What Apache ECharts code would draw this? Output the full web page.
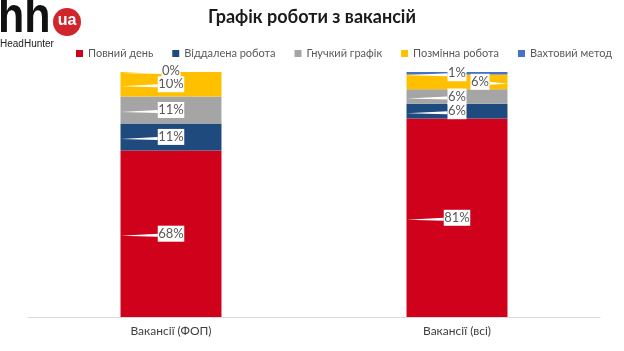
<!DOCTYPE html>
<html>
<head>
<meta charset="utf-8">
<script src="https://cdn.jsdelivr.net/npm/echarts@6/dist/echarts.min.js"></script>
<style>
html,body{margin:0;padding:0;background:#fff;}
#chart{width:624px;height:351px;}
</style>
</head>
<body>
<div id="chart"></div>
<script>
const categories = ['Вакансії (ФОП)', 'Вакансії (всі)'];
const seriesNames = ['Повний день', 'Віддалена робота', 'Гнучкий графік', 'Позмінна робота', 'Вахтовий метод'];
const fullDay = [68, 81];
const remote = [11, 6];
const flexible = [11, 6];
const shifts = [10, 6];
const rotation = [0, 1];
const labelTexts = [['68%', '81%'], ['11%', '6%'], ['11%', '6%'], ['10%', '6%'], ['0%', '1%']];

const values = [fullDay, remote, flexible, shifts, rotation];
const colors = ['#D0021B', '#1F4A7E', '#A5A5A5', '#FFC000', '#4472C4'];
// label nudges (px) [seriesIdx][catIdx]; a positive dx points the callout at the right bar edge
const labelDx = [[0, 0], [0, 0], [0, 0], [0, 23], [0, 0]];
const labelDy = [[0, 0], [0, 0], [0, 0], [0, 0], [-1, 0]];
const BAR_RATIO = 0.353;
const FONT = 'Lato, "Open Sans", sans-serif';

const chart = echarts.init(document.getElementById('chart'), null, {renderer: 'canvas'});

const barSeries = seriesNames.map((name, i) => ({
  name: name,
  type: 'bar',
  stack: 'total',
  barWidth: (BAR_RATIO * 100) + '%',
  itemStyle: {color: colors[i]},
  data: values[i],
  z: 2
}));

const labelData = [];
for (let s = 0; s < values.length; s++) {
  for (let c = 0; c < categories.length; c++) {
    labelData.push([c, s]);
  }
}

const labelSeries = {
  type: 'custom',
  silent: true,
  z: 10,
  data: labelData,
  encode: {x: 0},
  renderItem: function (params, api) {
    const c = api.value(0);
    const s = api.value(1);
    let base = 0;
    for (let k = 0; k < s; k++) base += values[k][c];
    const v = values[s][c];
    const mid = api.coord([c, base + v / 2]);
    const band = api.size([1, 0])[0];
    const half = band * BAR_RATIO / 2;
    const dx = labelDx[s][c], dy = labelDy[s][c];
    const cx = mid[0] + dx, cy = mid[1] + dy;
    const text = labelTexts[s][c];
    const w = text.length * 7.5 + 4;
    const h = 16;
    const toRight = dx > 0;
    const edgeX = toRight ? mid[0] + half : mid[0] - half;
    const boxEdge = toRight ? cx + w / 2 : cx - w / 2;
    return {
      type: 'group',
      children: [
        {
          type: 'polygon',
          shape: {points: [[edgeX, cy + 2], [boxEdge, cy], [boxEdge, cy + 3]]},
          style: {fill: '#ffffff'}
        },
        {
          type: 'rect',
          shape: {x: cx - w / 2, y: cy - h / 2, width: w, height: h},
          style: {fill: '#ffffff'}
        },
        {
          type: 'text',
          x: cx, y: cy,
          style: {
            text: text, fill: '#595959', font: '13px ' + FONT,
            align: 'center', verticalAlign: 'middle'
          }
        }
      ]
    };
  }
};

const option = {
  backgroundColor: '#ffffff',
  animation: false,
  color: colors,
  title: {
    text: 'Графік роботи з вакансій',
    left: 'center',
    top: 3,
    textStyle: {fontFamily: FONT, fontSize: 18, fontWeight: 'bold', color: '#1a1a1a'}
  },
  legend: {
    data: seriesNames,
    left: 71,
    top: 43,
    width: 550,
    itemWidth: 7,
    itemHeight: 7,
    itemGap: 19,
    icon: 'rect',
    textStyle: {fontFamily: FONT, fontSize: 11, color: '#595959'}
  },
  grid: {left: 28, right: 24, top: 72, bottom: 34, containLabel: false},
  xAxis: {
    type: 'category',
    data: categories,
    axisLine: {lineStyle: {color: '#d9d9d9'}},
    axisTick: {show: false},
    axisLabel: {fontFamily: FONT, fontSize: 12, color: '#404040', margin: 8}
  },
  yAxis: {
    type: 'value',
    min: 0, max: 100,
    show: false,
    splitLine: {show: false}
  },
  graphic: [
    {
      type: 'text', left: -2, top: -7,
      scaleX: 0.86,
      style: {text: 'hh', font: 'bold 50px "Liberation Sans", sans-serif', fill: '#111111'}
    },
    {
      type: 'circle', shape: {cx: 67, cy: 22, r: 14},
      style: {fill: '#D0262B'}
    },
    {
      type: 'text', x: 67, y: 21,
      style: {text: 'ua', font: 'bold 16px "Liberation Sans", sans-serif', fill: '#ffffff', align: 'center', verticalAlign: 'middle'}
    },
    {
      type: 'text', left: 0, top: 39,
      style: {text: 'HeadHunter', font: '10px "Liberation Sans", sans-serif', fill: '#222222'}
    }
  ],
  series: barSeries.concat([labelSeries])
};
chart.setOption(option);
</script>
</body>
</html>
####
■ Work instructions
Write out the listing above exactly as it stands, pictures excluded.

■ Solution for this exercise
What Apache ECharts code would draw this? Output the full web page.
<!DOCTYPE html>
<html>
<head>
<meta charset="utf-8">
<script src="https://cdn.jsdelivr.net/npm/echarts@6/dist/echarts.min.js"></script>
<style>
html,body{margin:0;padding:0;background:#fff;}
#chart{width:624px;height:351px;}
</style>
</head>
<body>
<div id="chart"></div>
<script>
const categories = ['Вакансії (ФОП)', 'Вакансії (всі)'];
const seriesNames = ['Повний день', 'Віддалена робота', 'Гнучкий графік', 'Позмінна робота', 'Вахтовий метод'];
const fullDay = [68, 81];
const remote = [11, 6];
const flexible = [11, 6];
const shifts = [10, 6];
const rotation = [0, 1];
const labelTexts = [['68%', '81%'], ['11%', '6%'], ['11%', '6%'], ['10%', '6%'], ['0%', '1%']];

const values = [fullDay, remote, flexible, shifts, rotation];
const colors = ['#D0021B', '#1F4A7E', '#A5A5A5', '#FFC000', '#4472C4'];
// label nudges (px) [seriesIdx][catIdx]; a positive dx points the callout at the right bar edge
const labelDx = [[0, 0], [0, 0], [0, 0], [0, 23], [0, 0]];
const labelDy = [[0, 0], [0, 0], [0, 0], [0, 0], [-1, 0]];
const BAR_RATIO = 0.353;
const FONT = 'Lato, "Open Sans", sans-serif';

const chart = echarts.init(document.getElementById('chart'), null, {renderer: 'canvas'});

const barSeries = seriesNames.map((name, i) => ({
  name: name,
  type: 'bar',
  stack: 'total',
  barWidth: (BAR_RATIO * 100) + '%',
  itemStyle: {color: colors[i]},
  data: values[i],
  z: 2
}));

const labelData = [];
for (let s = 0; s < values.length; s++) {
  for (let c = 0; c < categories.length; c++) {
    labelData.push([c, s]);
  }
}

const labelSeries = {
  type: 'custom',
  silent: true,
  z: 10,
  data: labelData,
  encode: {x: 0},
  renderItem: function (params, api) {
    const c = api.value(0);
    const s = api.value(1);
    let base = 0;
    for (let k = 0; k < s; k++) base += values[k][c];
    const v = values[s][c];
    const mid = api.coord([c, base + v / 2]);
    const band = api.size([1, 0])[0];
    const half = band * BAR_RATIO / 2;
    const dx = labelDx[s][c], dy = labelDy[s][c];
    const cx = mid[0] + dx, cy = mid[1] + dy;
    const text = labelTexts[s][c];
    const w = text.length * 7.5 + 4;
    const h = 16;
    const toRight = dx > 0;
    const edgeX = toRight ? mid[0] + half : mid[0] - half;
    const boxEdge = toRight ? cx + w / 2 : cx - w / 2;
    return {
      type: 'group',
      children: [
        {
          type: 'polygon',
          shape: {points: [[edgeX, cy + 2], [boxEdge, cy], [boxEdge, cy + 3]]},
          style: {fill: '#ffffff'}
        },
        {
          type: 'rect',
          shape: {x: cx - w / 2, y: cy - h / 2, width: w, height: h},
          style: {fill: '#ffffff'}
        },
        {
          type: 'text',
          x: cx, y: cy,
          style: {
            text: text, fill: '#595959', font: '13px ' + FONT,
            align: 'center', verticalAlign: 'middle'
          }
        }
      ]
    };
  }
};

const option = {
  backgroundColor: '#ffffff',
  animation: false,
  color: colors,
  title: {
    text: 'Графік роботи з вакансій',
    left: 'center',
    top: 3,
    textStyle: {fontFamily: FONT, fontSize: 18, fontWeight: 'bold', color: '#1a1a1a'}
  },
  legend: {
    data: seriesNames,
    left: 71,
    top: 43,
    width: 550,
    itemWidth: 7,
    itemHeight: 7,
    itemGap: 19,
    icon: 'rect',
    textStyle: {fontFamily: FONT, fontSize: 11, color: '#595959'}
  },
  grid: {left: 28, right: 24, top: 72, bottom: 34, containLabel: false},
  xAxis: {
    type: 'category',
    data: categories,
    axisLine: {lineStyle: {color: '#d9d9d9'}},
    axisTick: {show: false},
    axisLabel: {fontFamily: FONT, fontSize: 12, color: '#404040', margin: 8}
  },
  yAxis: {
    type: 'value',
    min: 0, max: 100,
    show: false,
    splitLine: {show: false}
  },
  graphic: [
    {
      type: 'text', left: -2, top: -7,
      scaleX: 0.86,
      style: {text: 'hh', font: 'bold 50px "Liberation Sans", sans-serif', fill: '#111111'}
    },
    {
      type: 'circle', shape: {cx: 67, cy: 22, r: 14},
      style: {fill: '#D0262B'}
    },
    {
      type: 'text', x: 67, y: 21,
      style: {text: 'ua', font: 'bold 16px "Liberation Sans", sans-serif', fill: '#ffffff', align: 'center', verticalAlign: 'middle'}
    },
    {
      type: 'text', left: 0, top: 39,
      style: {text: 'HeadHunter', font: '10px "Liberation Sans", sans-serif', fill: '#222222'}
    }
  ],
  series: barSeries.concat([labelSeries])
};
chart.setOption(option);
</script>
</body>
</html>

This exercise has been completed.